THERE is something more than religion in the words, too. Sarah regularly drives up from Sussex for the session, and tomorrow will go to Buckinghamshire for an all-day singing. You could call her a devotee.

"Look at how much death is in these songs," she says. "The tradition has a big focus on mourning, and one of the things that's happening is that we become a place that allows ourselves these thoughts. Death is excluded from most social conversation. We fear it and flee it. In these hymns, we look it in the eye."

I ask another shy newcomer what she made of it, and how comfortable she was with the religious texts. "Something happened that made me feel like I was part of something bigger," she replies. "I don't think it matters whether you call that 'God', or 'community', or the 'collective unconscious'. When all those hands were going up to the beat, I kept having to tell myself: 'Not a cult, not a cult, not a cult,' because it looks so weird, but what I do know is that this is me, now, for ever."

A similar expression is found in the US, where traditional Sacred Harp churches in the south find themselves visited by northern newcomers in search of the authentic shape-note experience. As interest in the form grew, the film director Matt Hinton made a film, Awake My Soul, in an attempt to capture the experience. He later called it a rare example of "blue state/red state harmony".
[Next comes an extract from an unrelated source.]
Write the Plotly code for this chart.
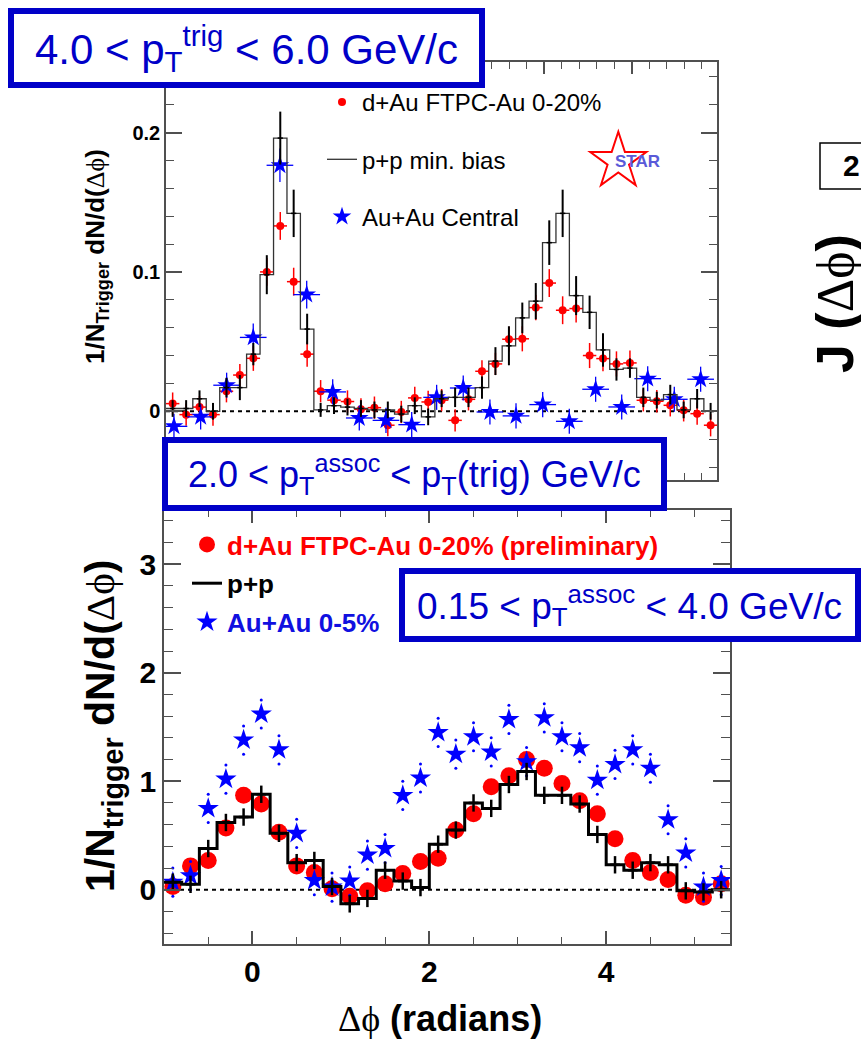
import math
import plotly.graph_objects as go

W, H = 861, 1039
FONT = "Liberation Sans, Arial, Helvetica, sans-serif"

# ---------------- top panel (4.0 < pT trig < 6.0, 2.0 < pT assoc < pT trig) ----------------
top_phi = [-1.247, -1.093, -0.940, -0.786, -0.632, -0.479, -0.325, -0.171, -0.017, 0.136,
           0.290, 0.444, 0.597, 0.751, 0.905, 1.059, 1.212, 1.366, 1.520, 1.673,
           1.827, 1.981, 2.134, 2.288, 2.442, 2.596, 2.749, 2.903, 3.057, 3.210,
           3.364, 3.518, 3.671, 3.825, 3.979, 4.132, 4.286, 4.440, 4.593, 4.747, 4.901]
top_pp = [0.002, 0.002, 0.009, 0.000, 0.017, 0.017, 0.041, 0.098, 0.196, 0.142,
          0.059, 0.001, 0.004, 0.003, 0.002, 0.001, 0.001, -0.002, 0.004, -0.004,
          0.009, 0.010, 0.010, 0.017, 0.036, 0.047, 0.067, 0.079, 0.121, 0.142,
          0.083, 0.071, 0.044, 0.030, 0.031, 0.010, 0.008, 0.012, 0.001, 0.009, 0.000]
top_pp_err = [0.006, 0.006, 0.006, 0.006, 0.007, 0.009, 0.008, 0.014, 0.019, 0.017,
              0.011, 0.005, 0.006, 0.006, 0.006, 0.006, 0.006, 0.006, 0.006, 0.006,
              0.006, 0.007, 0.007, 0.008, 0.010, 0.014, 0.011, 0.013, 0.016, 0.017,
              0.014, 0.012, 0.012, 0.008, 0.007, 0.007, 0.006, 0.007, 0.006, 0.007, 0.006]
top_dau = [0.0055, -0.0024, 0.003, -0.0024, 0.0144, 0.026, 0.038, 0.100, 0.133, 0.093,
           0.041, 0.0144, 0.008, 0.007, 0.0014, 0.0026, -0.010, -0.0005, 0.0096, 0.0067,
           0.008, -0.0065, 0.0086, 0.0287, 0.034, 0.0517, 0.052, 0.0744, 0.092, 0.0725,
           0.0737, 0.040, 0.0378, 0.034, 0.0347, 0.0079, 0.0072, 0.0043, 0.0007, -0.0017, -0.010]
top_dau_err = [0.008, 0.008, 0.008, 0.008, 0.008, 0.008, 0.009, 0.010, 0.010, 0.010,
               0.009, 0.008, 0.008, 0.008, 0.008, 0.008, 0.008, 0.008, 0.008, 0.008,
               0.008, 0.008, 0.008, 0.008, 0.008, 0.009, 0.009, 0.009, 0.010, 0.010,
               0.010, 0.009, 0.009, 0.009, 0.009, 0.008, 0.008, 0.008, 0.008, 0.008, 0.008]
top_auau_phi = [-1.232, -0.927, -0.630, -0.326, -0.021, 0.285, 0.582, 0.886, 1.191, 1.485,
                1.770, 2.074, 2.379, 2.677, 2.982, 3.286, 3.587, 3.885, 4.182, 4.486, 4.787]
top_auau = [-0.0108, -0.004, 0.0187, 0.053, 0.1765, 0.0837, 0.0139, -0.0048, -0.0065, -0.0096,
            0.0100, 0.0167, -0.0005, -0.0033, 0.0048, -0.0072, 0.0158, 0.0031, 0.0234, 0.0086, 0.023]
top_auau_err = [0.009, 0.009, 0.009, 0.010, 0.012, 0.010, 0.009, 0.009, 0.009, 0.009,
                0.009, 0.009, 0.009, 0.009, 0.009, 0.009, 0.009, 0.009, 0.009, 0.009, 0.009]

# ---------------- bottom panel (0.15 < pT assoc < 4.0) ----------------
bot_phi = [-0.9, -0.7, -0.5, -0.3, -0.1, 0.1, 0.3, 0.5, 0.7, 0.9, 1.1, 1.3, 1.5, 1.7, 1.9, 2.1,
           2.3, 2.5, 2.7, 2.9, 3.1, 3.3, 3.5, 3.7, 3.9, 4.1, 4.3, 4.5, 4.7, 4.9, 5.1, 5.3]
bot_pp = [0.07, 0.05, 0.38, 0.62, 0.67, 0.88, 0.52, 0.25, 0.27, 0.03, -0.13, -0.08, 0.18, 0.08, 0.02, 0.42,
          0.55, 0.80, 0.75, 0.97, 1.09, 0.87, 0.87, 0.79, 0.51, 0.23, 0.18, 0.25, 0.23, -0.01, -0.02, 0.0]
bot_pp_err = [0.08] * 32
bot_dau = [0.03, 0.22, 0.27, 0.57, 0.87, 0.79, 0.53, 0.22, 0.16, 0.01, -0.06, -0.01, 0.055, 0.15, 0.26, 0.29,
           0.55, 0.70, 0.95, 1.05, 1.20, 1.12, 0.98, 0.82, 0.70, 0.47, 0.27, 0.16, 0.095, -0.05, -0.07, 0.055]
bot_auau = [0.07, 0.13, 0.75, 1.02, 1.38, 1.62, 1.29, 0.52, 0.085, 0.025, 0.08, 0.32, 0.38, 0.87, 1.03, 1.45,
            1.25, 1.41, 1.27, 1.57, 1.18, 1.585, 1.41, 1.31, 1.01, 1.155, 1.29, 1.12, 0.645, 0.34, 0.025, 0.085]
bot_auau_err = [0.13] * 32

top_y_tickvals = [0, 0.1, 0.2]
top_y_ticktext = ["0", "0.1", "0.2"]
bot_x_tickvals = [0, 2, 4]
bot_x_ticktext = ["0", "2", "4"]
bot_y_tickvals = [0, 1, 2, 3]
bot_y_ticktext = ["0", "1", "2", "3"]

RED = "#FF0000"
BLUE = "#0000FF"
BOXBLUE = "#0000C8"
AXC = "#505050"


def px(x):
    return x / W


def py(y):
    return 1 - y / H


def edges(c):
    mids = [(a + b) / 2 for a, b in zip(c[:-1], c[1:])]
    return [c[0] - (c[1] - c[0]) / 2] + mids + [c[-1] + (c[-1] - c[-2]) / 2]


fig = go.Figure()

# ---------- top traces (added in drawing order; legend order via legendrank) ----------
top_half = (top_phi[1] - top_phi[0]) / 2
auau_half = (top_auau_phi[1] - top_auau_phi[0]) / 2
fig.add_trace(go.Scatter(
    x=top_phi, y=top_dau, mode="markers", name="d+Au FTPC-Au 0-20%",
    marker=dict(symbol="circle", size=8, color=RED),
    error_y=dict(type="data", array=top_dau_err, color=RED, thickness=1.5, width=0),
    error_x=dict(type="constant", value=top_half, color=RED, thickness=1.5, width=0),
    xaxis="x", yaxis="y", legend="legend", legendgroup="t1", legendrank=1))
fig.add_trace(go.Scatter(
    x=top_auau_phi, y=top_auau, mode="markers", name="Au+Au Central",
    marker=dict(symbol="star", size=14, color=BLUE),
    error_y=dict(type="data", array=top_auau_err, color=BLUE, thickness=1.3, width=0),
    error_x=dict(type="constant", value=auau_half, color=BLUE, thickness=1.3, width=0),
    xaxis="x", yaxis="y", legend="legend", legendgroup="t3", legendrank=3))
fig.add_trace(go.Scatter(
    x=edges(top_phi), y=top_pp + [top_pp[-1]], mode="lines", line_shape="hv",
    line=dict(color="#333333", width=1.3), name="p+p min. bias",
    xaxis="x", yaxis="y", legend="legend", legendgroup="t2", legendrank=2))
fig.add_trace(go.Scatter(
    x=top_phi, y=top_pp, mode="markers", showlegend=False,
    marker=dict(size=1, color="black"),
    error_y=dict(type="data", array=top_pp_err, color="black", thickness=2, width=0),
    error_x=dict(type="constant", value=0.03, color="black", thickness=1.5, width=0),
    xaxis="x", yaxis="y"))

# ---------- bottom traces ----------
fig.add_trace(go.Scatter(
    x=bot_phi, y=bot_dau, mode="markers",
    name="<b><span style='color:#FF0000'>d+Au FTPC-Au 0-20% (preliminary)</span></b>",
    marker=dict(symbol="circle", size=17, color=RED),
    xaxis="x2", yaxis="y2", legend="legend2", legendgroup="b1", legendrank=1))
fig.add_trace(go.Scatter(
    x=bot_phi, y=bot_auau, mode="markers",
    name="<b><span style='color:#1010E0'>Au+Au 0-5%</span></b>",
    marker=dict(symbol="star", size=16, color=BLUE),
    xaxis="x2", yaxis="y2", legend="legend2", legendgroup="b3", legendrank=3))
fig.add_trace(go.Scatter(
    x=bot_phi + bot_phi,
    y=[v + e for v, e in zip(bot_auau, bot_auau_err)] + [v - e for v, e in zip(bot_auau, bot_auau_err)],
    mode="markers", showlegend=False, marker=dict(symbol="circle", size=3, color=BLUE),
    xaxis="x2", yaxis="y2"))
fig.add_trace(go.Scatter(
    x=edges(bot_phi), y=bot_pp + [bot_pp[-1]], mode="lines", line_shape="hv",
    line=dict(color="black", width=3), name="<b>p+p</b>",
    xaxis="x2", yaxis="y2", legend="legend2", legendgroup="b2", legendrank=2))
fig.add_trace(go.Scatter(
    x=bot_phi, y=bot_pp, mode="markers", showlegend=False,
    marker=dict(size=1, color="black"),
    error_y=dict(type="data", array=bot_pp_err, color="black", thickness=2.5, width=0),
    error_x=dict(type="constant", value=0.055, color="black", thickness=2.5, width=0),
    xaxis="x2", yaxis="y2"))

axis_common = dict(showline=True, linecolor=AXC, linewidth=1.5, mirror="ticks",
                   ticks="inside", tickcolor=AXC, tickwidth=1.5,
                   showgrid=False, zeroline=False)

fig.update_layout(
    width=W, height=H, margin=dict(l=0, r=0, t=0, b=0),
    paper_bgcolor="white", plot_bgcolor="white",
    font=dict(family=FONT, color="black"),
    xaxis=dict(domain=[px(166), px(717)], range=[-1.323, 4.974], anchor="y",
               showticklabels=False, tickmode="linear", tick0=0, dtick=1, ticklen=12,
               minor=dict(ticks="inside", tickmode="linear", tick0=0, dtick=0.2, ticklen=7,
                          tickcolor=AXC, tickwidth=1.2),
               **axis_common),
    yaxis=dict(domain=[py(480), py(62)], range=[-0.0493, 0.2506], anchor="x",
               tickmode="array", tickvals=top_y_tickvals, ticktext=top_y_ticktext, ticklen=16,
               tickfont=dict(size=20, weight="bold", family=FONT),
               minor=dict(ticks="inside", tickmode="linear", tick0=0, dtick=0.02, ticklen=8,
                          tickcolor=AXC, tickwidth=1.2),
               **axis_common),
    xaxis2=dict(domain=[px(164), px(730)], range=[-1.0, 5.4], anchor="y2",
                tickmode="array", tickvals=bot_x_tickvals, ticktext=bot_x_ticktext, ticklen=13,
                tickfont=dict(size=30, weight="bold", family=FONT),
                minor=dict(ticks="inside", tickmode="linear", tick0=0, dtick=0.5, ticklen=7,
                           tickcolor=AXC, tickwidth=1.2),
                **axis_common),
    yaxis2=dict(domain=[py(944), py(510)], range=[-0.5, 3.5], anchor="x2",
                tickmode="array", tickvals=bot_y_tickvals, ticktext=bot_y_ticktext, ticklen=17,
                tickfont=dict(size=30, weight="bold", family=FONT),
                minor=dict(ticks="inside", tickmode="linear", tick0=0, dtick=0.2, ticklen=9,
                           tickcolor=AXC, tickwidth=1.2),
                **axis_common),
    legend=dict(x=px(322), y=py(80), xanchor="left", yanchor="top",
                font=dict(size=24, family=FONT, color="black"), bgcolor="rgba(0,0,0,0)",
                traceorder="grouped", tracegroupgap=23, itemsizing="trace"),
    legend2=dict(x=px(187), y=py(521), xanchor="left", yanchor="top",
                 font=dict(size=26, family=FONT, color="black"), bgcolor="rgba(0,0,0,0)",
                 traceorder="grouped", tracegroupgap=2, itemsizing="trace"),
)

shapes = []
# dotted zero lines
for xr, yr in (("x domain", "y"), ("x2 domain", "y2")):
    shapes.append(dict(type="line", xref=xr, yref=yr, x0=0, x1=1, y0=0, y1=0,
                       line=dict(color="black", width=2, dash="4px,4px"), layer="below"))
# blue label boxes
for (x0, y0, x1, y1) in ((11, 11, 482, 85), (165, 440, 664, 508), (402, 571, 858, 639)):
    shapes.append(dict(type="rect", xref="paper", yref="paper",
                       x0=px(x0), x1=px(x1), y0=py(y1), y1=py(y0),
                       fillcolor="white", line=dict(color=BOXBLUE, width=6), layer="above"))
# partial neighbouring panel label box
shapes.append(dict(type="rect", xref="paper", yref="paper", x0=px(820), x1=px(880),
                   y0=py(189), y1=py(143), fillcolor="white",
                   line=dict(color="black", width=1.5), layer="above"))
# STAR logo star outline
cx, cy, R, r = 618.3, 161.2, 29.5, 11.3
pts = []
for i in range(10):
    ang = math.pi / 2 + i * math.pi / 5
    rad = R if i % 2 == 0 else r
    pts.append((px(cx + rad * math.cos(ang)), py(cy - rad * math.sin(ang))))
path = "M " + " L ".join(f"{a:.5f},{b:.5f}" for a, b in pts) + " Z"
shapes.append(dict(type="path", xref="paper", yref="paper", path=path,
                   line=dict(color=RED, width=2), fillcolor="rgba(0,0,0,0)", layer="above"))
fig.update_layout(shapes=shapes)

SERIF = "Liberation Serif, DejaVu Serif, serif"
dphi = f"<span style='font-family:{SERIF};font-weight:normal'>Δϕ</span>"
ann = [
    dict(x=px(247), y=py(48), text="4.0 &lt; p<sub>T</sub><sup>trig</sup> &lt; 6.0 GeV/c",
         font=dict(size=42, color=BOXBLUE, family=FONT)),
    dict(x=px(414), y=py(474), text="2.0 &lt; p<sub>T</sub><sup>assoc</sup> &lt; p<sub>T</sub>(trig) GeV/c",
         font=dict(size=36, color=BOXBLUE, family=FONT)),
    dict(x=px(629), y=py(605), text="0.15 &lt; p<sub>T</sub><sup>assoc</sup> &lt; 4.0 GeV/c",
         font=dict(size=37, color=BOXBLUE, family=FONT)),
    dict(x=px(96), y=py(257), textangle=-90,
         text="<b>1/N<sub>Trigger</sub> dN/d(</b>" + dphi + "<b>)</b>",
         font=dict(size=26, color="black", family=FONT)),
    dict(x=px(103), y=py(726), textangle=-90,
         text="<b>1/N<sub>trigger</sub> dN/d(</b>" + dphi + "<b>)</b>",
         font=dict(size=41, color="black", family=FONT)),
    dict(x=px(440), y=py(1018), text=dphi + "<b> (radians)</b>",
         font=dict(size=36, color="black", family=FONT)),
    dict(x=px(637), y=py(161), text="<b>STAR</b>",
         font=dict(size=17, color="#5A5AD8", family=FONT)),
    dict(x=px(841), y=py(166), xanchor="left", text="<b>2.0</b>",
         font=dict(size=30, color="black", family=FONT)),
    dict(x=px(835), y=py(304), textangle=-90, text="<b>J (</b>" + dphi + "<b>)</b>",
         font=dict(size=52, color="black", family=FONT)),
]
for a in ann:
    a.setdefault("xref", "paper")
    a.setdefault("yref", "paper")
    a.setdefault("showarrow", False)
    a.setdefault("xanchor", "center")
    a.setdefault("yanchor", "middle")
fig.update_layout(annotations=ann)

fig.write_html("out.html")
Given Sacred Harp's subject matter - pilgrims, graves, sin, and the blood of Christ - its survival outside the Church is pretty startling. Even inside it, we tend to veer away from such language. Equally, its musical style could be said to be obsolete by two centuries, while its notation looks like unevolved hieroglyphics.

And yet it is also democratic, in a fresh way; non-performative, with no identifiable location of power - as counter-cultural in its modernity as its tradition.

Could it be a model? "Although this is sacred," I remember the website saying, "we welcome all and practice (and expect) tolerance and respect for all . . . irrespective of be- lief or lack thereof." The result: "One of the more diverse and welcoming groups you will ever come across." Amen.